The study, which was conducted by researchers in the United Kingdom and the United States in collaboration with the World Health Organization Department of Mental Health, appears in The Lancet.
“Including people’s personal experiences with disorders in diagnostic manuals will improve their access to treatment and reduce stigma,” said Margaret Swarbrick, an adjunct associate professor and Director of Practice Innovation and Wellness at Rutgers University Behavioral Health Care, who collaborated with Kathleen M. Pike, executive director and scientific co-director of the Global Mental Health Program on the U.S. portion of the study.
The researchers talked to people with five common disorders — schizophrenia, bipolar disorder type 1, depressive episode, personality disorder and generalized anxiety disorder — about how their conditions should be described in the upcoming 11th revision of the International Classification of Diseases and Related Health Problems (ICD-11). The ICD is the most widely used classification system for mental disorders. This is the first time people with diagnosed mental health disorders who are not health practitioners have been invited to give input on any published mental health diagnostic guidelines.
The project surveyed 157 people diagnosed with these conditions in the United Kingdom, India and the United States. The participants reviewed an initial draft of the ICD-11 chapter on mental, behavioral and neurodevelopmental disorders and recommended changes to more accurately reflect their experiences and/or remove objectionable language.

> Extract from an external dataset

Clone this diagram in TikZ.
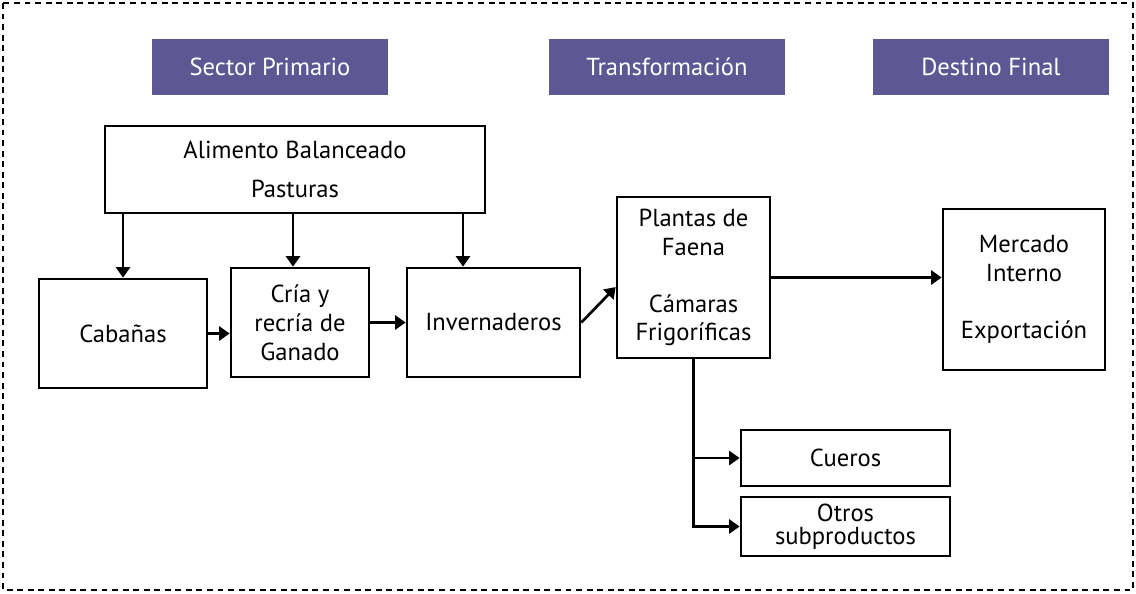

Many participants said the draft omitted emotional and psychological experiences they regularly have. People with schizophrenia added references to anger, fear, memory difficulties, isolation and difficulty communicating internal experiences. People with bipolar disorder added anxiety, anger, nausea and increased creativity. People with generalized anxiety disorder added nausea and anger. People with depression added pain and anxiety. People with personality disorder added distress and vulnerability to exploitation.
The participants also suggested removing confusing or stigmatizing terms such as “retardation,” “neuro-vegetative,” “bizarre,” “disorganized” and “maladaptive.”
“We discovered that the current draft reflected an external perspective of these conditions rather than the perspective of the person’s lived experience,” Swarbrick said. “This is a needed perspective for clinicians and researchers. Participants appreciated the non-technical summaries, which suggest that using such common language would go a long way in bridging the communication gap between the people being diagnosed and clinicians.”